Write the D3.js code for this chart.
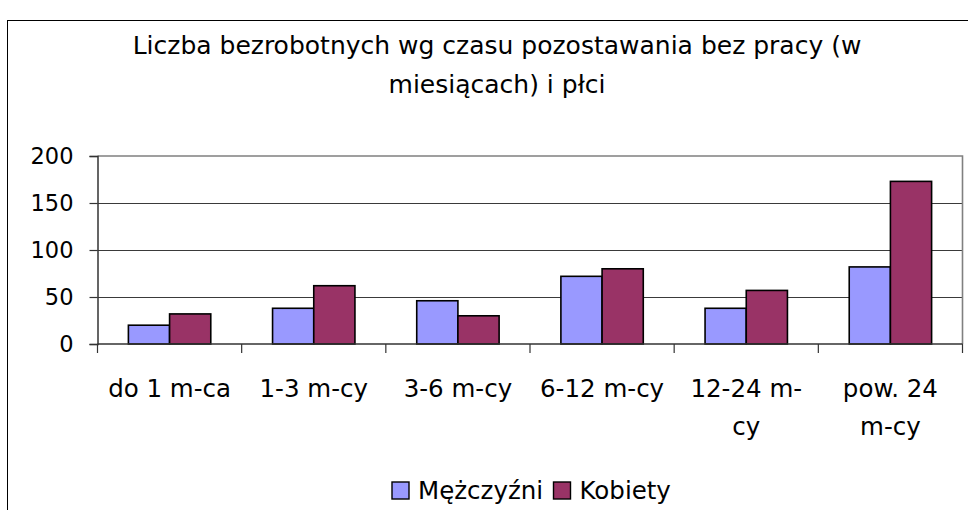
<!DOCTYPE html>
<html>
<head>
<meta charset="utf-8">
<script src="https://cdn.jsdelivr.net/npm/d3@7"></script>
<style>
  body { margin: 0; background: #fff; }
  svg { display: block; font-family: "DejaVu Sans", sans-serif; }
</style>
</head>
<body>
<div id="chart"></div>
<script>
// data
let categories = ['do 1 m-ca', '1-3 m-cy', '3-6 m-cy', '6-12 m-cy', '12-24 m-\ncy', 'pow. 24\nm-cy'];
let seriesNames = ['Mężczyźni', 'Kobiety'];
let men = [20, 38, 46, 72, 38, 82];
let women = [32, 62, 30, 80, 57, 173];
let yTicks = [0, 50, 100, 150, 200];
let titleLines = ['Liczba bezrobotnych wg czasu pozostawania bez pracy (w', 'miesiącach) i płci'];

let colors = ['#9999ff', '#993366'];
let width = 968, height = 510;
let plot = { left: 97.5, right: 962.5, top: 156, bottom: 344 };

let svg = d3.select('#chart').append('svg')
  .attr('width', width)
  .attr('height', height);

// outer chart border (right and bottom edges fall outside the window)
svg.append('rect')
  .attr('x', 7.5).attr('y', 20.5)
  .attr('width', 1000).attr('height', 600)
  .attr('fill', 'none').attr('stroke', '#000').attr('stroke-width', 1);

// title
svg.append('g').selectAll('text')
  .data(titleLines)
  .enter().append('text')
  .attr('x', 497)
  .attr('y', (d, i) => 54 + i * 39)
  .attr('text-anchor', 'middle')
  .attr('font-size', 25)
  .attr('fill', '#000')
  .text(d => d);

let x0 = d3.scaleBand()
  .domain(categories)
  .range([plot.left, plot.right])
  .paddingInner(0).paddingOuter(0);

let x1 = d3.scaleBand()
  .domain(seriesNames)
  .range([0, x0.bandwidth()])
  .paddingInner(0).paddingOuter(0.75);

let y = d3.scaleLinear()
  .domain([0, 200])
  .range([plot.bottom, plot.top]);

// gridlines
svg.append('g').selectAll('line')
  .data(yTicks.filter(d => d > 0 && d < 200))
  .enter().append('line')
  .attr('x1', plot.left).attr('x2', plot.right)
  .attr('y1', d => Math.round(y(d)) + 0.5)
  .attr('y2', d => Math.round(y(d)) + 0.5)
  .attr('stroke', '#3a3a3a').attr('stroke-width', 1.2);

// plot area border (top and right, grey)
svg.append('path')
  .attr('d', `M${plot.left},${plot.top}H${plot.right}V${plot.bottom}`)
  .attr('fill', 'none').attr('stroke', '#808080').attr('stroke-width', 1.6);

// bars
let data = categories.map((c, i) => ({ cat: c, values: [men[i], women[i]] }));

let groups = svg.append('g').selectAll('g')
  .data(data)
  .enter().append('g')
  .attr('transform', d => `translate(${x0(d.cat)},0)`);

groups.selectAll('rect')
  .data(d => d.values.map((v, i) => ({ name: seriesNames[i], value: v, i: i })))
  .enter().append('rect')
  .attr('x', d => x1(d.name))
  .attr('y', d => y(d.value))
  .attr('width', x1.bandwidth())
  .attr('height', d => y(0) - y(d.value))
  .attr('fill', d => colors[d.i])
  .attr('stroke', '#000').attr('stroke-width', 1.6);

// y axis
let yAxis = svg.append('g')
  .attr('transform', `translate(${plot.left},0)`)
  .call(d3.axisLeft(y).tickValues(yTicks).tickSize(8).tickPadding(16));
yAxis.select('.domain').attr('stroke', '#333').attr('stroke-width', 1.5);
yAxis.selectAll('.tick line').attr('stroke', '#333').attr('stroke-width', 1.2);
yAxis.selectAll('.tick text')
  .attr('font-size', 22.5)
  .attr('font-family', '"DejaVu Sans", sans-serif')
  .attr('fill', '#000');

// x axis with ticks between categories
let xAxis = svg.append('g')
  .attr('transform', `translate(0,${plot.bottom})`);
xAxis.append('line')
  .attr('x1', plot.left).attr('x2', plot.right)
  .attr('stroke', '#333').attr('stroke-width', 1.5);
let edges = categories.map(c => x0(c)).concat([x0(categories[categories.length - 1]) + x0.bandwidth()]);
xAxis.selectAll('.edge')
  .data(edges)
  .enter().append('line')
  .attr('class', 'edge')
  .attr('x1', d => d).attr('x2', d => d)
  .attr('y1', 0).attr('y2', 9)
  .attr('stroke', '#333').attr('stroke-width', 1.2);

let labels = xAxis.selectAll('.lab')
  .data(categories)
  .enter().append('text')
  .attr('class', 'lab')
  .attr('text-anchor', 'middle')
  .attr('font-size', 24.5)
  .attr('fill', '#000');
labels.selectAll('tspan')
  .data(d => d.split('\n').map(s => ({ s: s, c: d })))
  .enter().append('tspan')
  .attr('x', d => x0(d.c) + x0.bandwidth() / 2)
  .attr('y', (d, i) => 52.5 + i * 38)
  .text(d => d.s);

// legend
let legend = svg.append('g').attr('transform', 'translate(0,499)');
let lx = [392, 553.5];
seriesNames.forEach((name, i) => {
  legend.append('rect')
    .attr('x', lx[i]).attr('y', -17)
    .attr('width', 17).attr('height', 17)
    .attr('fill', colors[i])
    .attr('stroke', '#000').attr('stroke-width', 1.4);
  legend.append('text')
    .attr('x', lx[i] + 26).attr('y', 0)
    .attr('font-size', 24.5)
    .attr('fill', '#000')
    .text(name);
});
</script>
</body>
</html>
* * * * * * *
● Work instructions:
Repeat, exactly and in full, each line from the start of the data to the line that contains "156, bottom: 344". Pictures do not go in.

● Written answer:
Write the D3.js code for this chart.
<!DOCTYPE html>
<html>
<head>
<meta charset="utf-8">
<script src="https://cdn.jsdelivr.net/npm/d3@7"></script>
<style>
  body { margin: 0; background: #fff; }
  svg { display: block; font-family: "DejaVu Sans", sans-serif; }
</style>
</head>
<body>
<div id="chart"></div>
<script>
// data
let categories = ['do 1 m-ca', '1-3 m-cy', '3-6 m-cy', '6-12 m-cy', '12-24 m-\ncy', 'pow. 24\nm-cy'];
let seriesNames = ['Mężczyźni', 'Kobiety'];
let men = [20, 38, 46, 72, 38, 82];
let women = [32, 62, 30, 80, 57, 173];
let yTicks = [0, 50, 100, 150, 200];
let titleLines = ['Liczba bezrobotnych wg czasu pozostawania bez pracy (w', 'miesiącach) i płci'];

let colors = ['#9999ff', '#993366'];
let width = 968, height = 510;
let plot = { left: 97.5, right: 962.5, top: 156, bottom: 344 };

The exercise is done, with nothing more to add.